----- RECORDS SUPPLIED -----
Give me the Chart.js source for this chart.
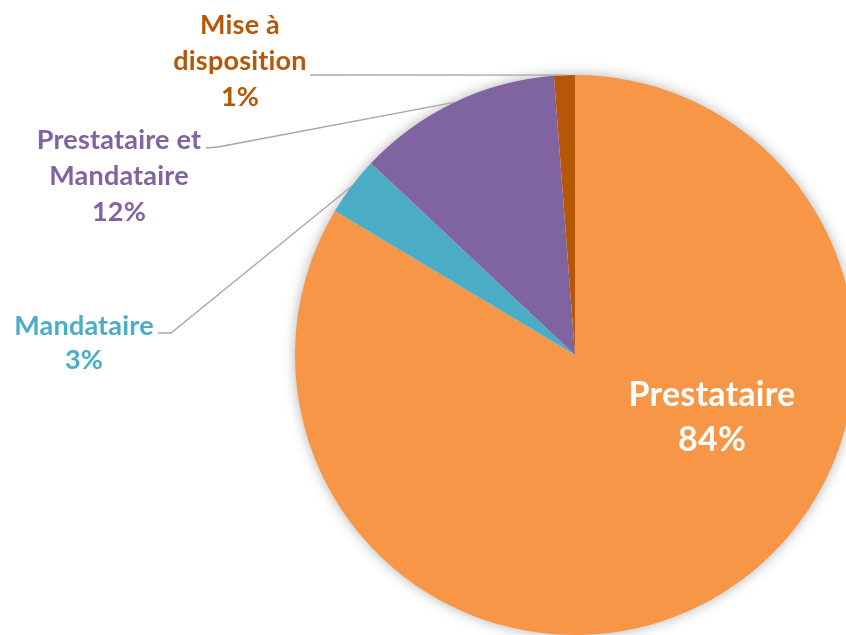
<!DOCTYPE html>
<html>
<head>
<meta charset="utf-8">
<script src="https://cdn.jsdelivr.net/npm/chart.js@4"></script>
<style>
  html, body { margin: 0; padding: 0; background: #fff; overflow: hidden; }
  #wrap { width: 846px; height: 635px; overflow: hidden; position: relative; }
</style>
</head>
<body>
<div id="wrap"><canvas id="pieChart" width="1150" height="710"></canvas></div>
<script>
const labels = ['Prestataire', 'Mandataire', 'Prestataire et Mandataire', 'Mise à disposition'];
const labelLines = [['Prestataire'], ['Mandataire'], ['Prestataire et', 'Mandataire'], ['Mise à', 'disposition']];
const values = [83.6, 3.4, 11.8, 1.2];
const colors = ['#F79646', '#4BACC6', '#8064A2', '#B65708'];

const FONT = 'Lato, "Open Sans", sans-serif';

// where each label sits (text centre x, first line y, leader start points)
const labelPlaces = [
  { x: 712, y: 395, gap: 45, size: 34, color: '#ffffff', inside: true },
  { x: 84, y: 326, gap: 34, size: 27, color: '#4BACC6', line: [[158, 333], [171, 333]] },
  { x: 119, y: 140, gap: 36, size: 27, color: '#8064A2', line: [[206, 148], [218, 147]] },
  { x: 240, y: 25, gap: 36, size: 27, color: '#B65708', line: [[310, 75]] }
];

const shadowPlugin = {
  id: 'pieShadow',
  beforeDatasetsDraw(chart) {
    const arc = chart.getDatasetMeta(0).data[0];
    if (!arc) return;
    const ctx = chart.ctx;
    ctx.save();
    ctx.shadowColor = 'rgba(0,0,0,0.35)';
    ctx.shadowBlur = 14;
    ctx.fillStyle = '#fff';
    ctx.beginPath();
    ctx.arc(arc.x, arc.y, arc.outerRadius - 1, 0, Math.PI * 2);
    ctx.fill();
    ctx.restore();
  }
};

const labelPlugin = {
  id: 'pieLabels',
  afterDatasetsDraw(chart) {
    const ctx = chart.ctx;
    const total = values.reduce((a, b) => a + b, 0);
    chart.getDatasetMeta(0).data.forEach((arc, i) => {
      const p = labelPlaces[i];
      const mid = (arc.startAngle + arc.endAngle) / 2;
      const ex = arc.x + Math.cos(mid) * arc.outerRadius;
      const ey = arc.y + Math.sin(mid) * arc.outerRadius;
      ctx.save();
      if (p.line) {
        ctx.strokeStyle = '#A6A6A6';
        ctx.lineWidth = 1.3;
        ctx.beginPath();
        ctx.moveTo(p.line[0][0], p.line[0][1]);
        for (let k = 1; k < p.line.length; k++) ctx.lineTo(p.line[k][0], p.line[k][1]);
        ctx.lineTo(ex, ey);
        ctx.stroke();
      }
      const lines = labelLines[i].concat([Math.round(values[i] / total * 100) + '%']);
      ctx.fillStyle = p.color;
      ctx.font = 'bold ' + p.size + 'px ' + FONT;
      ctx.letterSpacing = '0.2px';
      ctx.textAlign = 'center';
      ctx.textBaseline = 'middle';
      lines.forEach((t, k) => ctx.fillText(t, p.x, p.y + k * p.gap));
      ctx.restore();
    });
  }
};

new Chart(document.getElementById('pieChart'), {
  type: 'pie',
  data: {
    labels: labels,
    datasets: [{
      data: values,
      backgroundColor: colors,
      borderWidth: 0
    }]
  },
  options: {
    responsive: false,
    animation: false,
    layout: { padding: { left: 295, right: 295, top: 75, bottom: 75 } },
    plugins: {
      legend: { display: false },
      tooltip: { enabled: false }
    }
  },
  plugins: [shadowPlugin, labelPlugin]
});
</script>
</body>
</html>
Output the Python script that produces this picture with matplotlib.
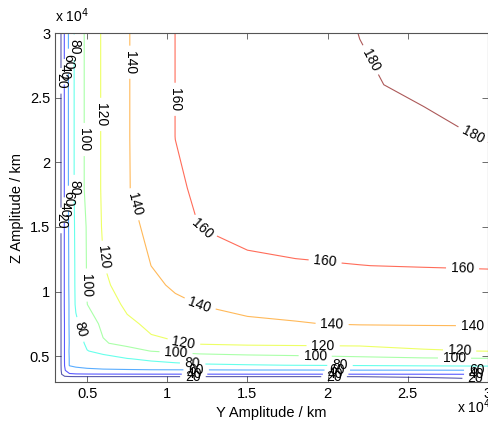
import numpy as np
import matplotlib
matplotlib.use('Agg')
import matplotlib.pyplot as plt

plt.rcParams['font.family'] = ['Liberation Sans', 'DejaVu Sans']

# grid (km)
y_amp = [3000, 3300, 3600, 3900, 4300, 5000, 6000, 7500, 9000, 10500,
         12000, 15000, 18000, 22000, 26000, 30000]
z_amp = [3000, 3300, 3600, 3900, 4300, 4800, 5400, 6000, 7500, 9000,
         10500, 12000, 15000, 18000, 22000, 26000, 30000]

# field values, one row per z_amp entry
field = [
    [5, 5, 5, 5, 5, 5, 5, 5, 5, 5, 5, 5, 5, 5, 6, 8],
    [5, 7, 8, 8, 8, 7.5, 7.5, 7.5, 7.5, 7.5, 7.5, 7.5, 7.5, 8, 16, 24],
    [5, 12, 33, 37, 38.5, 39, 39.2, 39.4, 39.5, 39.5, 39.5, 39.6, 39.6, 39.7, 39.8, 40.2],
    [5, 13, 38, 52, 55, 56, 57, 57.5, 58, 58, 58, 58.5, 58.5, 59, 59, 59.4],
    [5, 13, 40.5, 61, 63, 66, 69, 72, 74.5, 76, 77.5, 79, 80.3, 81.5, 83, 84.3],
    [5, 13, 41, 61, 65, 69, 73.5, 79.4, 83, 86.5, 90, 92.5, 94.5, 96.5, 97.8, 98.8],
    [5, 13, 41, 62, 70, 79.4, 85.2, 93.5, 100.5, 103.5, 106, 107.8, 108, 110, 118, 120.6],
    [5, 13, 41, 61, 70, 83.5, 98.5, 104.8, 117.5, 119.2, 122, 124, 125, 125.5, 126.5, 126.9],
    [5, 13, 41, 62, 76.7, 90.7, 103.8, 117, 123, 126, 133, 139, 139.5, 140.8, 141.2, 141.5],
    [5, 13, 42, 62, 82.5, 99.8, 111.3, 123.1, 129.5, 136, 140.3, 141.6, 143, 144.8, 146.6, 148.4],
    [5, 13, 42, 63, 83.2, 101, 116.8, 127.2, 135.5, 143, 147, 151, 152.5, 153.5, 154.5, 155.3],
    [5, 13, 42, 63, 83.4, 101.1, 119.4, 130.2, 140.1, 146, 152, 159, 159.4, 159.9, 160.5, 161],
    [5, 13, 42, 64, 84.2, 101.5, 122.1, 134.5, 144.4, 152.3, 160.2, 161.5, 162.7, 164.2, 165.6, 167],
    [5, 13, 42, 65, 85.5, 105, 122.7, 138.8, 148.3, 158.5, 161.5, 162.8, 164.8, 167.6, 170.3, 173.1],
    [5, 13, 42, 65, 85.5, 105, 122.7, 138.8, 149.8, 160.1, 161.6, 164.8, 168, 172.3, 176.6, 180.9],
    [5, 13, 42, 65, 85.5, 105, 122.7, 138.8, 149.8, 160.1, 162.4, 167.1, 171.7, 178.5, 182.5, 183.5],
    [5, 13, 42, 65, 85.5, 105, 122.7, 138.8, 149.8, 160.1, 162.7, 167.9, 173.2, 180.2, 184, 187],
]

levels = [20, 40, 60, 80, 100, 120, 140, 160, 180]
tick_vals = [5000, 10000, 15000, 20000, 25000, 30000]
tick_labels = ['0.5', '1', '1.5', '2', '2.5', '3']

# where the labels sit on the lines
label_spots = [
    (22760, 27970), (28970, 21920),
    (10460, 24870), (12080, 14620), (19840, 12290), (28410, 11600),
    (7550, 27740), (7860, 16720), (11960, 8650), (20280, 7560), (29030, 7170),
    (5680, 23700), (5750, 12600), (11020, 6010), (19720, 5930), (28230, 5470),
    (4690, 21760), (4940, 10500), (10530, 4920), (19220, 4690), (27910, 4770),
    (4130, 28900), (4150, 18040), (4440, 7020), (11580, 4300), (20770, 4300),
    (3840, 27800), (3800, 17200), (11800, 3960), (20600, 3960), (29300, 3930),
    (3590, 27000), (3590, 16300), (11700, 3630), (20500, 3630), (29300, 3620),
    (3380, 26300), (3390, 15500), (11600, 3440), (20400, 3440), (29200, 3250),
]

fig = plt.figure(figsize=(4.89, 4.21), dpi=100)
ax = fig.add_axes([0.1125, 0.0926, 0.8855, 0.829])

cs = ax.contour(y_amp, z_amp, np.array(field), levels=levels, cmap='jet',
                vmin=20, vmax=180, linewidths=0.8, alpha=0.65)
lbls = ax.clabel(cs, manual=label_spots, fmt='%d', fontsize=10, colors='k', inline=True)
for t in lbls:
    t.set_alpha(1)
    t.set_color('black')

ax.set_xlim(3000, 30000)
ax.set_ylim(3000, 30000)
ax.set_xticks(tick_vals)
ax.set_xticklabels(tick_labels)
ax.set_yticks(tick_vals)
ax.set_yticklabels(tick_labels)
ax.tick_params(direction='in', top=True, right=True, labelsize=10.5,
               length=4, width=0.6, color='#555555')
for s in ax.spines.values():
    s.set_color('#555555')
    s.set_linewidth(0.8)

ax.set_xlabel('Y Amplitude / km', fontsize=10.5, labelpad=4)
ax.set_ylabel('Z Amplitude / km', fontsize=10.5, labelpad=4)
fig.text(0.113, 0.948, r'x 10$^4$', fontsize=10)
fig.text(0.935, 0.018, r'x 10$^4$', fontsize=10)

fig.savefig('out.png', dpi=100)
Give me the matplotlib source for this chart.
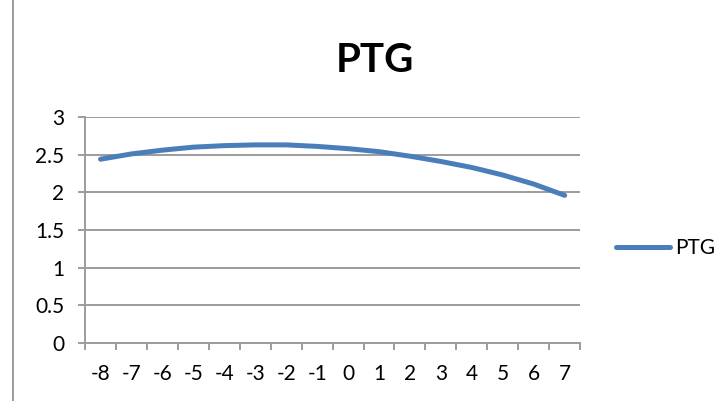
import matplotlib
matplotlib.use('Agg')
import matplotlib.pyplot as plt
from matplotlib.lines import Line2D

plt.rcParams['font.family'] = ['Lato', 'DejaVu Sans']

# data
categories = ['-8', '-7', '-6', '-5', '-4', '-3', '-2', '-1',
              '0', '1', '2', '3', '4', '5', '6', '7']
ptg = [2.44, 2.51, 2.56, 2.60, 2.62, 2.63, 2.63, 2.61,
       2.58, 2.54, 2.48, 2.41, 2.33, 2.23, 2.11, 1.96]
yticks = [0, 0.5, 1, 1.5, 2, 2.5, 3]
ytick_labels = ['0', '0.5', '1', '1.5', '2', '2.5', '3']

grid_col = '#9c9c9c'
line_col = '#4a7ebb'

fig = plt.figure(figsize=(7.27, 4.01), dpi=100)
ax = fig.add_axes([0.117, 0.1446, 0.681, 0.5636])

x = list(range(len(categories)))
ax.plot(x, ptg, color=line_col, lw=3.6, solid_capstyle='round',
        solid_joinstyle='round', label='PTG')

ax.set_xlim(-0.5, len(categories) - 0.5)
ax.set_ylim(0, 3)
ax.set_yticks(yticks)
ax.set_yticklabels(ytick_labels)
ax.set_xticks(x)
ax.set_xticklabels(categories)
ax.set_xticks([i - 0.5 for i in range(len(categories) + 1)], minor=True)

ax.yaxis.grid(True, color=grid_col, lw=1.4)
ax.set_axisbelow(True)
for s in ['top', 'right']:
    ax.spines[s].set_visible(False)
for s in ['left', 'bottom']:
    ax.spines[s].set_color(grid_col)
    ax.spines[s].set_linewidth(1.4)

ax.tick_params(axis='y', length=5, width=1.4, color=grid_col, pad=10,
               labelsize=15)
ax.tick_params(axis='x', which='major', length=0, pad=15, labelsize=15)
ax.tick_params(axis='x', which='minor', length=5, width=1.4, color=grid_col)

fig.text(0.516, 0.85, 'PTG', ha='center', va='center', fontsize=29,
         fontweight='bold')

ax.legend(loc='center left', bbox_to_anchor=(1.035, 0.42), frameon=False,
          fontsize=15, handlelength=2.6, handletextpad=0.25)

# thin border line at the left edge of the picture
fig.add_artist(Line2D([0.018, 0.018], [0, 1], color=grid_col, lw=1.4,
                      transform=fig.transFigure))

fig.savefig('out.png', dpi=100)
-----
Using the data above, print only the lines starting at the one with "Give me the matplotlib source for this chart." and ending at the one with "ax.set_xticks([i - 0.5", exactly as they stand, minus the pictures.

### SOLUTION TO THIS PROBLEM
Give me the matplotlib source for this chart.
import matplotlib
matplotlib.use('Agg')
import matplotlib.pyplot as plt
from matplotlib.lines import Line2D

plt.rcParams['font.family'] = ['Lato', 'DejaVu Sans']

# data
categories = ['-8', '-7', '-6', '-5', '-4', '-3', '-2', '-1',
              '0', '1', '2', '3', '4', '5', '6', '7']
ptg = [2.44, 2.51, 2.56, 2.60, 2.62, 2.63, 2.63, 2.61,
       2.58, 2.54, 2.48, 2.41, 2.33, 2.23, 2.11, 1.96]
yticks = [0, 0.5, 1, 1.5, 2, 2.5, 3]
ytick_labels = ['0', '0.5', '1', '1.5', '2', '2.5', '3']

grid_col = '#9c9c9c'
line_col = '#4a7ebb'

fig = plt.figure(figsize=(7.27, 4.01), dpi=100)
ax = fig.add_axes([0.117, 0.1446, 0.681, 0.5636])

x = list(range(len(categories)))
ax.plot(x, ptg, color=line_col, lw=3.6, solid_capstyle='round',
        solid_joinstyle='round', label='PTG')

ax.set_xlim(-0.5, len(categories) - 0.5)
ax.set_ylim(0, 3)
ax.set_yticks(yticks)
ax.set_yticklabels(ytick_labels)
ax.set_xticks(x)
ax.set_xticklabels(categories)
ax.set_xticks([i - 0.5 for i in range(len(categories) + 1)], minor=True)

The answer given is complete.